BOON PIN
All Notes
ERPMicroservicesNestJSSystem Design

Designing ERP System Architecture for Scale

March 15, 20268 min read

Key considerations and pitfalls when transitioning from monolithic manufacturing systems to event-driven microservices.

Most manufacturing ERPs start as monoliths — and that's fine. A single deployable unit with shared state is simpler to build, test, and reason about in the early stages. The problems emerge when teams grow, domains multiply, and a change in the billing module breaks the shopfloor scheduler at 2am.

The transition to an event-driven architecture isn't about microservices for their own sake. It's about drawing explicit boundaries between business domains — Order Management, Manufacturing Execution, Warehouse, Finance — so that each can evolve independently. The key insight is that these domains don't actually need to talk to each other in real time. They need to react to what happened.

Domain events are the currency. When an order is confirmed, an OrderConfirmed event is emitted. The MES subscribes and schedules production. The WMS subscribes and reserves materials. Neither module calls the other directly. This decoupling means a WMS outage doesn't block order processing — events queue and are processed when the service recovers.

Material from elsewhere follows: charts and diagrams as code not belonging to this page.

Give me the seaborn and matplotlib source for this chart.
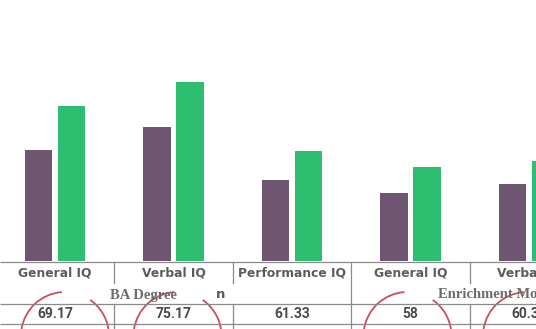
import matplotlib
matplotlib.use("Agg")
import matplotlib.pyplot as plt
import seaborn as sns
import pandas as pd
from matplotlib.patches import Arc

# ---- data ----
tests = ["General IQ", "Verbal IQ", "Performance IQ", "General IQ", "Verbal IQ"]
programs = ["BA Degree", "BA Degree", "BA Degree", "Enrichment Model", "Enrichment Model"]
series_a = [69.17, 75.17, 61.33, 58.00, 60.33]   # purple bars (table values)
series_b = [80.5, 86.9, 69.0, 64.7, 66.4]        # green bars
series_names = ["Pre", "Post"]
table_row = ["69.17", "75.17", "61.33", "58", "60.33"]
circled = [0, 1, 3, 4]

keys = [f"{p}|{t}|{i}" for i, (p, t) in enumerate(zip(programs, tests))]
df = pd.DataFrame({
    "key": keys * 2,
    "score": series_a + series_b,
    "series": [series_names[0]] * 5 + [series_names[1]] * 5,
})

W, H = 536, 329
fig = plt.figure(figsize=(W / 100, H / 100), dpi=100)
fig.patch.set_facecolor("white")

base_px = 261
ax = fig.add_axes([0, 1 - base_px / H, 1, base_px / H])
sns.barplot(data=df, x="key", y="score", hue="series", order=keys,
            palette=["#6e5670", "#2ebe70"], width=0.557, gap=0.18,
            legend=False, ax=ax, saturation=1, errorbar=None)
ax.set_xlim(-0.464, 4.059)
ax.set_ylim(40.5, 108)
ax.axis("off")

# ---- table overlay ----
ov = fig.add_axes([0, 0, 1, 1], zorder=5)
ov.set_xlim(0, W)
ov.set_ylim(H, 0)
ov.axis("off")

fig.canvas.draw()
def col_x(i):
    disp = ax.transData.transform((i, 0))
    return ov.transData.inverted().transform(disp)[0]

centers = [col_x(i) for i in range(len(tests))]
half = (centers[1] - centers[0]) / 2
line_c = "#8a8a8a"
lw = 0.9

# horizontal lines
for y in [262, 303.5, 324]:
    ov.plot([0, W], [y, y], color=line_c, lw=lw, solid_capstyle="butt")
# vertical separators
for i in range(len(tests) - 1):
    x = centers[i] + half
    if programs[i] != programs[i + 1]:
        ov.plot([x, x], [262, H], color=line_c, lw=lw)
    else:
        ov.plot([x, x], [262, 283], color=line_c, lw=lw)
        ov.plot([x, x], [303.5, H], color=line_c, lw=lw)

hdr_font = dict(family="DejaVu Sans", weight="bold", size=8.8, color="#5c5c5c")
for c, t in zip(centers, tests):
    ov.text(c, 272.5, t, ha="center", va="center", **hdr_font)

for c, v in zip(centers, table_row):
    ov.text(c, 314, v, ha="center", va="center", family="Roboto",
            weight="bold", size=10, color="#4a4a4a")

ov.text(144, 295, "BA Degree", ha="center", va="center", family="Liberation Serif",
        weight="bold", size=10.5, color="#6c6c6c")
ov.text(221, 294, "n", ha="center", va="center", family="DejaVu Sans",
        weight="bold", size=9.5, color="#5c5c5c")
ov.text(438, 295, "Enrichment Model", ha="left", va="center", family="Liberation Serif",
        weight="bold", size=10.5, color="#6c6c6c")

# hand-drawn red circles around values
red = "#c8505a"
offsets = {0: 10, 1: 4, 3: -3, 4: -2}
for i in circled:
    cx = centers[i] + offsets[i]
    ov.add_patch(Arc((cx, 336), 88, 88, theta1=189, theta2=266, color=red, lw=1.3))
    ov.add_patch(Arc((cx, 336), 88, 88, theta1=305, theta2=352, color=red, lw=1.3))

fig.savefig("out.png", dpi=100, facecolor="white")
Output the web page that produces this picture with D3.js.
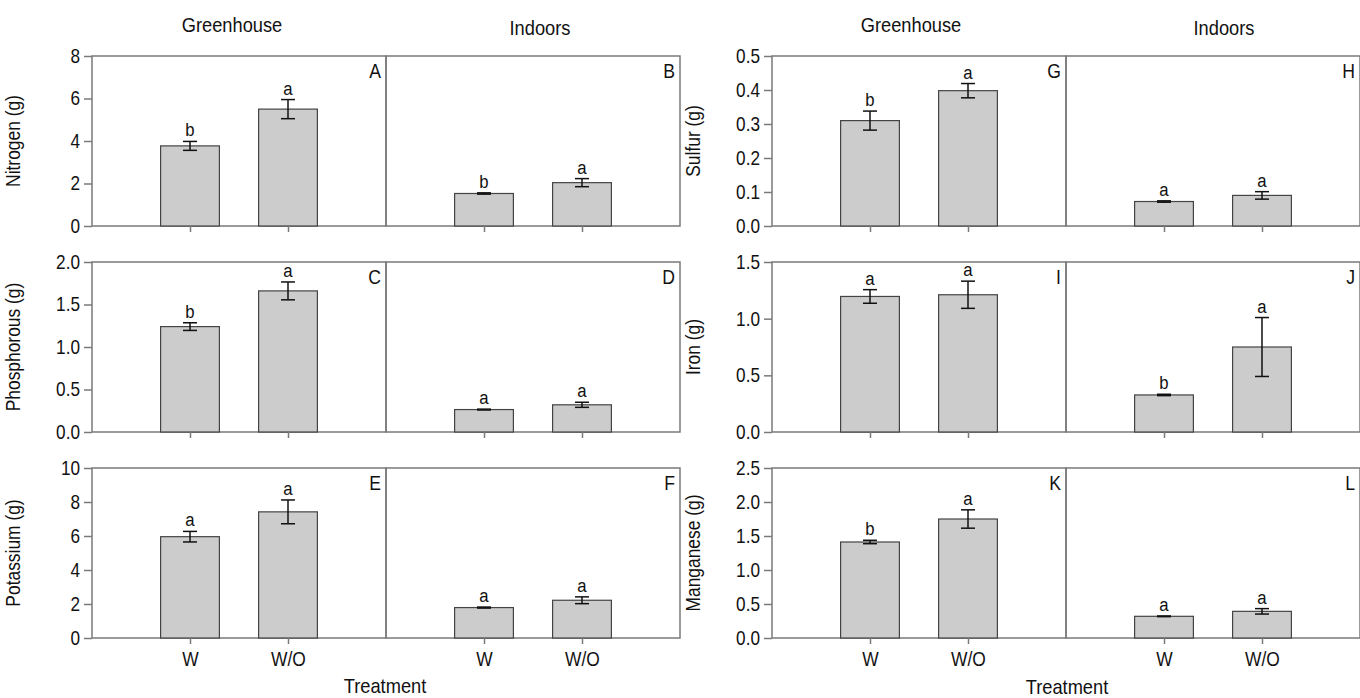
<!DOCTYPE html>
<html>
  <head>
    <meta charset="UTF-8">
    <script src="https://d3js.org/d3.v7.min.js"></script>
    <style>
      body {
        margin: 0;
        background: #fff;
      }
      svg text {
        fill: #111;
        font-family: "Liberation Sans", Arial, sans-serif;
      }
    </style>
  </head>
  <body>
    <svg width="1360" height="698"></svg>
    <script>
      // values
      const treatments = ["W", "W/O"];
      const elements = ["Nitrogen", "Phosphorous", "Potassium", "Sulfur", "Iron", "Manganese"];
      const yMax = [8, 2, 10, 0.5, 1.5, 2.5];
      const yStep = [2, 0.5, 2, 0.1, 0.5, 0.5];
      const yFormat = ["d", ".1f", "d", ".1f", ".1f", ".1f"];

      const greenhouseLetters = ["A", "C", "E", "G", "I", "K"];
      const indoorsLetters = ["B", "D", "F", "H", "J", "L"];

      const greenhouseMean = [[3.77, 5.50], [1.24, 1.66], [5.96, 7.42], [0.310, 0.398], [1.196, 1.211], [1.412, 1.750]];
      const greenhouseErr = [[0.21, 0.45], [0.045, 0.105], [0.31, 0.70], [0.028, 0.021], [0.06, 0.12], [0.025, 0.135]];
      const greenhouseSig = [["b", "a"], ["b", "a"], ["a", "a"], ["b", "a"], ["a", "a"], ["b", "a"]];

      const indoorsMean = [[1.53, 2.04], [0.264, 0.32], [1.79, 2.22], [0.072, 0.090], [0.327, 0.750], [0.319, 0.392]];
      const indoorsErr = [[0.03, 0.19], [0.005, 0.03], [0.03, 0.2], [0.002, 0.011], [0.006, 0.26], [0.005, 0.04]];
      const indoorsSig = [["b", "a"], ["a", "a"], ["a", "a"], ["a", "a"], ["b", "a"], ["a", "a"]];

      const svg = d3.select("svg");

      const groupLeft = [92, 772];
      const panelW = 294;
      const rowTop = [56, 262, 468];
      const panelH = 170;
      const frameColor = "#7a7a7a";

      const x = d3.scaleLinear().domain([0, 3]).range([0, panelW]);
      const barW = x(0.6) - x(0);

      // the figure uses a condensed face; squeeze text horizontally
      function narrow(sel, s) {
        sel.each(function () {
          const t = d3.select(this);
          const x0 = +t.attr("x") || 0;
          t.attr("x", x0 / s).attr("transform", `scale(${s},1)`);
        });
      }

      function drawPanel(g, means, errs, sigs, letter, y) {
        // frame
        g.append("rect")
          .attr("x", 0).attr("y", 0)
          .attr("width", panelW).attr("height", panelH)
          .attr("fill", "none")
          .attr("stroke", frameColor)
          .attr("stroke-width", 1.5);

        const bars = treatments.map((t, i) => ({ t: t, i: i, v: means[i], e: errs[i], s: sigs[i] }));

        g.selectAll("rect.bar")
          .data(bars)
          .join("rect")
          .attr("class", "bar")
          .attr("x", (d) => x(d.i + 1) - barW / 2)
          .attr("y", (d) => y(d.v))
          .attr("width", barW)
          .attr("height", (d) => y(0) - y(d.v))
          .attr("fill", "#cccccc")
          .attr("stroke", "#444")
          .attr("stroke-width", 1.2);

        // error bars
        const eb = g.selectAll("g.err")
          .data(bars)
          .join("g")
          .attr("class", "err")
          .attr("stroke", "#111")
          .attr("stroke-width", 1.5);
        eb.append("line")
          .attr("x1", (d) => x(d.i + 1)).attr("x2", (d) => x(d.i + 1))
          .attr("y1", (d) => y(d.v - d.e)).attr("y2", (d) => y(d.v + d.e));
        eb.append("line")
          .attr("x1", (d) => x(d.i + 1) - 7).attr("x2", (d) => x(d.i + 1) + 7)
          .attr("y1", (d) => y(d.v + d.e)).attr("y2", (d) => y(d.v + d.e));
        eb.append("line")
          .attr("x1", (d) => x(d.i + 1) - 7).attr("x2", (d) => x(d.i + 1) + 7)
          .attr("y1", (d) => y(d.v - d.e)).attr("y2", (d) => y(d.v - d.e));

        g.selectAll("text.sig")
          .data(bars)
          .join("text")
          .attr("class", "sig")
          .attr("x", (d) => x(d.i + 1))
          .attr("y", (d) => y(d.v + d.e) - 5)
          .attr("text-anchor", "middle")
          .style("font-size", "19px")
          .text((d) => d.s)
          .call(narrow, 0.88);

        g.append("text")
          .attr("x", panelW - 5)
          .attr("y", 22)
          .attr("text-anchor", "end")
          .style("font-size", "20px")
          .text(letter)
          .call(narrow, 0.88);

        // x ticks
        const xa = g.append("g")
          .attr("transform", `translate(0,${panelH})`)
          .call(d3.axisBottom(x).tickValues([1, 2]).tickSize(6).tickFormat(""));
        xa.select(".domain").remove();
        xa.selectAll("line").attr("stroke", frameColor).attr("stroke-width", 1.5);
        return xa;
      }

      for (let c = 0; c < 2; c++) {
        for (let r = 0; r < 3; r++) {
          const k = c * 3 + r;
          const y = d3.scaleLinear().domain([0, yMax[k]]).range([panelH, 0]);
          const base = svg.append("g")
            .attr("transform", `translate(${groupLeft[c]},${rowTop[r]})`);

          const ticks = d3.range(0, yMax[k] + yStep[k] / 2, yStep[k]);
          const ya = base.append("g")
            .call(d3.axisLeft(y).tickValues(ticks).tickSize(8).tickPadding(4).tickFormat(d3.format(yFormat[k])));
          ya.select(".domain").remove();
          ya.selectAll("line").attr("stroke", frameColor).attr("stroke-width", 1.5);
          ya.attr("font-family", null);
          ya.selectAll("text")
            .style("font-size", "20px")
            .attr("fill", "#111")
            .call(narrow, 0.86);

          base.append("text")
            .attr("transform", `translate(${-72},${panelH / 2}) rotate(-90) scale(0.87,1)`)
            .attr("text-anchor", "middle")
            .style("font-size", "20px")
            .text(`${elements[k]} (g)`);

          const gh = base.append("g");
          const xa1 = drawPanel(gh, greenhouseMean[k], greenhouseErr[k], greenhouseSig[k], greenhouseLetters[k], y);
          const ind = base.append("g").attr("transform", `translate(${panelW},0)`);
          const xa2 = drawPanel(ind, indoorsMean[k], indoorsErr[k], indoorsSig[k], indoorsLetters[k], y);

          if (r === 2) {
            [xa1, xa2].forEach((xa) => {
              xa.attr("font-family", null);
              xa.selectAll(".tick text")
                .data([1, 2])
                .text((d) => treatments[d - 1])
                .attr("dy", null)
                .attr("y", 28)
                .style("font-size", "20px")
                .attr("fill", "#111")
                .call(narrow, 0.87);
            });
          }
        }
      }

      // column titles and x titles
      const titles = [
        { t: "Greenhouse", x: 232, y: 32 },
        { t: "Indoors", x: 540, y: 35 },
        { t: "Greenhouse", x: 911, y: 32 },
        { t: "Indoors", x: 1224, y: 35 },
        { t: "Treatment", x: 385, y: 693 },
        { t: "Treatment", x: 1067, y: 694 }
      ];
      svg.selectAll("text.title")
        .data(titles)
        .join("text")
        .attr("class", "title")
        .attr("x", (d) => d.x)
        .attr("y", (d) => d.y)
        .attr("text-anchor", "middle")
        .style("font-size", "21px")
        .text((d) => d.t)
        .call(narrow, 0.87);
    </script>
  </body>
</html>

The practical pitfalls I've encountered: teams try to go microservices all at once, which creates distributed monolith problems — tightly coupled services that just happen to be deployed separately. A better approach is modular monolith first. Enforce strict module boundaries inside a single deployment. Use NestJS modules with explicit import/export surfaces. Only extract a module into its own service when you have a clear operational reason — independent scaling, different deployment cadence, or a separate team.

Schema versioning is underestimated. Events are contracts. Once consumers depend on an event shape, you can't change it without coordinating every subscriber. Build event versioning in from the start: version your event types, and use an event registry pattern so producers and consumers agree on schemas. This pays back hundredfold during a domain refactor.

For teams inheriting a legacy ERP, the strangler fig pattern works well. Introduce a new event bus alongside the existing system. New modules emit and consume events. Legacy code continues calling stored procedures. Over time, each domain gets migrated. You never have a big-bang rewrite, and you never go dark.